Well Daph, it's your career on the line here. What're you gonna do? There's just a fucking huge plethora of possibilities, none smooth sailing, and definitely all fucking rigorous as horse shit. I'm stuck. So is this sudden urge to live overseas and try my luck an escape? From the big decision I have to make? Or am I simply following the dreams of the people around me, in the hope that in following their dreams, I will find some inspiration to draw my own dream?

Never short change yourself. I'm such a coward when it comes to affairs of the heart. I pretend to be all strong and seem to know what I'm doing, dealing with it in a pragmatic and mature fashion. Fact is, it's all a cover up. I'm just to scared to plunge headlong into it and experience and live it fully. You hold back so much because you don't wanna be vulnerable and risk getting hurt. Truth is, you hurt yourself more simply by holding back. Life's too short Daph, you have to learn to just enjoy the ride. But I can't. I've too much to lose.

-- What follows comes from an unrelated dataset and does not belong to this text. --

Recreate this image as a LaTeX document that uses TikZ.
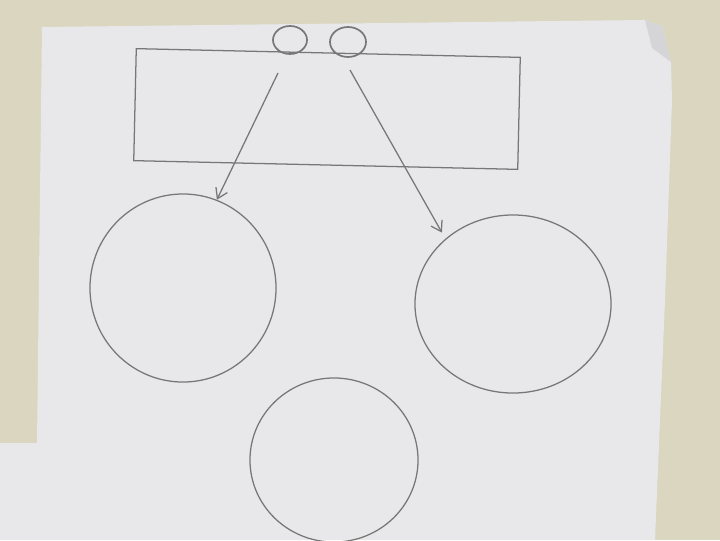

Or maybe you just don't know what you want. Have you ever thought of that? Maybe you have this ideal in your head, and you're never gonna achieve it because it doesn't exist. What're you gonna do then? You're gonna get old and jaded and cynical. What does it take to pop that bubble? Life for you is, all peaches and cream. You've had it easy all along, and it's just hard to accept the fact that you can't control life or anticipate what it's gonna throw at you, ain't it? How are you gonna be an inspiring actor if you can't even live life vicariously and explore the unknown? Heard melodies are sweet, but those unheard are sweeter. Isn't that true? We always want what we can't get, regardless of whether they exist or not. Start living in the real world Daph, you need to wake up now, or it might be too late. Stop letting people's decisions and attitudes affect you. Make up your own mind. Find out what you really want. Make a decision. Stop being all nicey-nicey and soft and start being demanding and firm. Andy Garcia's tailored suits in Oceans Eleven didn't just turn up magically, he demanded them. Ibsen didn't just happen to doodle some good plays, he was obsessive and wanted to show Strindberg who was the better playwright. Plato had a utopia in mind, and he made his voice heard, at the price of his life. If you want bad enough to be extraordinary, work towards it. Don't be scared. Don't be lazy.

In the field of your heart, well, make up your mind, and stick to it. You can't sit on the fence otherwise you'll be driftwood all your life. It's gonna happen every single time, and each time, you're gonna blame the other person, and you're never gonna realise that you are the root of the problem. It's a tough world kid. You just have to toughen the fuck up and deal with it.

I think I've simply got too much time on my hands for me to think of these things. If I was busy and obsessive, I wouldn't be sitting here right now, happily tappity-tap-tapping away. I really should be sitting with a cup of tea, script in hand, working through my lines.

Oh Dear Lord, Give me Impetus, please. Bathe me with Inspiration, I beg you.